**What you are asked to do**
Copy out each line that has "LaTeX" in it.
--- START Task input ---
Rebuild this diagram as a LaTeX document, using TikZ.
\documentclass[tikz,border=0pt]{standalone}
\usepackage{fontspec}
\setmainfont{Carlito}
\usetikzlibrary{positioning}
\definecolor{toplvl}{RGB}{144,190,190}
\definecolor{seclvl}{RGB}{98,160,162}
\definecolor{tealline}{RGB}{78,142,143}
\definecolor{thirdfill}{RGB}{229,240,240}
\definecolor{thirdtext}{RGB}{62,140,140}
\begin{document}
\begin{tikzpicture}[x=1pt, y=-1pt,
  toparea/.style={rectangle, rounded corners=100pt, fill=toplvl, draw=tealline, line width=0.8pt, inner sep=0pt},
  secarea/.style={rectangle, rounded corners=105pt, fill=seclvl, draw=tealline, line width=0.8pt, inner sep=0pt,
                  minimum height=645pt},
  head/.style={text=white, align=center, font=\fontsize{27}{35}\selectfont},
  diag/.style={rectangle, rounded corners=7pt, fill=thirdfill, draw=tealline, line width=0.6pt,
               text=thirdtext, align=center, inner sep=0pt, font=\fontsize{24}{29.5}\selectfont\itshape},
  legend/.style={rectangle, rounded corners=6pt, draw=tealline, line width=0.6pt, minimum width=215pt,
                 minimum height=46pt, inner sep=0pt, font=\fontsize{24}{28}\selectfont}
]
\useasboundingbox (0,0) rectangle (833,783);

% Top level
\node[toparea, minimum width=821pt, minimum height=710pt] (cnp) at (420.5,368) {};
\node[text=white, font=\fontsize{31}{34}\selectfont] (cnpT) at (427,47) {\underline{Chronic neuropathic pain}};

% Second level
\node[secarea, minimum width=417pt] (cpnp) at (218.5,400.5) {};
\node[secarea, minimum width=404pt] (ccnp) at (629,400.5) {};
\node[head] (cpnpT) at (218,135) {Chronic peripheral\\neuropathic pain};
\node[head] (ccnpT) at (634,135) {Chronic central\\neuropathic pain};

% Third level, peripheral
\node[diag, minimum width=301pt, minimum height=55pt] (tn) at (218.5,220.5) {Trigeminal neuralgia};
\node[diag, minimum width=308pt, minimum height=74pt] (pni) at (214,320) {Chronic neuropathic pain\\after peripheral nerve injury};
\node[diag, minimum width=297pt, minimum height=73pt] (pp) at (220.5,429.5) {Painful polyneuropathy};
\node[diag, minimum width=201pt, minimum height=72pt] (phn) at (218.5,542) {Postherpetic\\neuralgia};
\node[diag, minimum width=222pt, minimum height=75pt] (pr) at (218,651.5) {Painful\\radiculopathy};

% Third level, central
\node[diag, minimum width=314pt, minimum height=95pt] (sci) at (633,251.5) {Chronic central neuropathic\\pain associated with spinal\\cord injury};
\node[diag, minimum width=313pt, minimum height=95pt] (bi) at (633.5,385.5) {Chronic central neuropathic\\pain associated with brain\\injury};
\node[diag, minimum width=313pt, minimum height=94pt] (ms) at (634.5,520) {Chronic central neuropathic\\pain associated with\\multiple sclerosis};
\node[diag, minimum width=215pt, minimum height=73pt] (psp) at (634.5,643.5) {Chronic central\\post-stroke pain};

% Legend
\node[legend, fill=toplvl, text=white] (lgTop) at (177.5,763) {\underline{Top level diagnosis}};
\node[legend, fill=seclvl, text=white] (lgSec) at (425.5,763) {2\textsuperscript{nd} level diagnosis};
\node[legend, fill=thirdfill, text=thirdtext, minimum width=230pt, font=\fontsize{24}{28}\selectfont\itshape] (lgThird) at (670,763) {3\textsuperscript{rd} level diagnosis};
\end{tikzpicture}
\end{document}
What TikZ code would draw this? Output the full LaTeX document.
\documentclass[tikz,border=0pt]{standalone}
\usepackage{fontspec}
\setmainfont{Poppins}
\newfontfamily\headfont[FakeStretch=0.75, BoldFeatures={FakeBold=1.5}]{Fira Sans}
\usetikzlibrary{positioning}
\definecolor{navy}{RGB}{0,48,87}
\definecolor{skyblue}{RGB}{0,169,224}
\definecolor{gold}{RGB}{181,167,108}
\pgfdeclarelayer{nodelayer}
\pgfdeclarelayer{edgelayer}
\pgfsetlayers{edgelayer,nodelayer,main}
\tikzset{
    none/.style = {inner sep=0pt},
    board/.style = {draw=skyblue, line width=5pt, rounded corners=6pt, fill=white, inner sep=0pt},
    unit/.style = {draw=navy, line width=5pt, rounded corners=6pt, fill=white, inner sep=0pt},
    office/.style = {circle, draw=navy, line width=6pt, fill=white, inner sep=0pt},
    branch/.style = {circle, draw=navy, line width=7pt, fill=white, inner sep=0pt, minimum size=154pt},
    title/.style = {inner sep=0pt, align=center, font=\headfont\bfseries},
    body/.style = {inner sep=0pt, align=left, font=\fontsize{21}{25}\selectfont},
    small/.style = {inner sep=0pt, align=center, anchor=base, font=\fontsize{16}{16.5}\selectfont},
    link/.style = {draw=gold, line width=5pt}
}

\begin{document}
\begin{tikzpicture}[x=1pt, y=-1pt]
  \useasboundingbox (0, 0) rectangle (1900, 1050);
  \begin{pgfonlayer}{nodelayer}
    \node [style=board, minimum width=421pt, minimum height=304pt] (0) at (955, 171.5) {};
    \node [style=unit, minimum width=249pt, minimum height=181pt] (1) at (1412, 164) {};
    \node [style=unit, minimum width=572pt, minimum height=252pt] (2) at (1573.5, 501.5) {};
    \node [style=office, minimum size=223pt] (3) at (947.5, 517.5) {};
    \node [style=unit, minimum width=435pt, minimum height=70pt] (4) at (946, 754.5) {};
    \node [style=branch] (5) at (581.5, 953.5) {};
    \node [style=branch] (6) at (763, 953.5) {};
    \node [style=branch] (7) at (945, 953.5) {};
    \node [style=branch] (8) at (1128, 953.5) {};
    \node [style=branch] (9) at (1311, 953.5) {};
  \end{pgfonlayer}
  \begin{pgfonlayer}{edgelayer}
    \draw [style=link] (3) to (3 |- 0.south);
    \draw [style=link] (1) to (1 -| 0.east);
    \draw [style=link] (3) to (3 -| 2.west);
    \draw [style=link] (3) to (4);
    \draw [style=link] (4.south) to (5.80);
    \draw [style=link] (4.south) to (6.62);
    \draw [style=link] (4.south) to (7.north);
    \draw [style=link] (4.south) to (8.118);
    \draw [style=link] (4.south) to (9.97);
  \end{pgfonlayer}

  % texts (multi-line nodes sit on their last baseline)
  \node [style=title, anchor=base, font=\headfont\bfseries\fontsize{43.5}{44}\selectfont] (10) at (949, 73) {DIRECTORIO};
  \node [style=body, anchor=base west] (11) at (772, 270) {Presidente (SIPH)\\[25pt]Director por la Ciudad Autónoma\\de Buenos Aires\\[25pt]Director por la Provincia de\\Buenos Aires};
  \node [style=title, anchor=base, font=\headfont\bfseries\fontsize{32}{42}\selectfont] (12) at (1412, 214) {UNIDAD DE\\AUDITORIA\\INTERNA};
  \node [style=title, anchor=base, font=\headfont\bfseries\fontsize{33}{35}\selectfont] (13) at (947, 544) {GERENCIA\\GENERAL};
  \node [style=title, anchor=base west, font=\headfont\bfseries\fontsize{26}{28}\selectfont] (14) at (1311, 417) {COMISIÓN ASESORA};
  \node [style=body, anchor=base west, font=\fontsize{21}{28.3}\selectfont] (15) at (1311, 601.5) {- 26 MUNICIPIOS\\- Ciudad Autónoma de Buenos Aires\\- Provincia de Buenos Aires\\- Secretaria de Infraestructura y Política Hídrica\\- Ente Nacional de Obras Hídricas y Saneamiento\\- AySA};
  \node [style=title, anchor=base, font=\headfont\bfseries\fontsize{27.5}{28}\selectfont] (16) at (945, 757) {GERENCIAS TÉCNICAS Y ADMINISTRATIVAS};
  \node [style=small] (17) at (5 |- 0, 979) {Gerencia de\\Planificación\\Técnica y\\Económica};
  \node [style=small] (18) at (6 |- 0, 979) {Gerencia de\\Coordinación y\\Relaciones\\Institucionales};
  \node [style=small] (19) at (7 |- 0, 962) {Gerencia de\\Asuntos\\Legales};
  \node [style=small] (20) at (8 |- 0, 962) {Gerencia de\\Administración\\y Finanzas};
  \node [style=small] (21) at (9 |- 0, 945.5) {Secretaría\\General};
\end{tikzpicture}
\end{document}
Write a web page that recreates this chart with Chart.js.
--- END Task input ---
**Complete output**
Rebuild this diagram as a LaTeX document, using TikZ.
What TikZ code would draw this? Output the full LaTeX document.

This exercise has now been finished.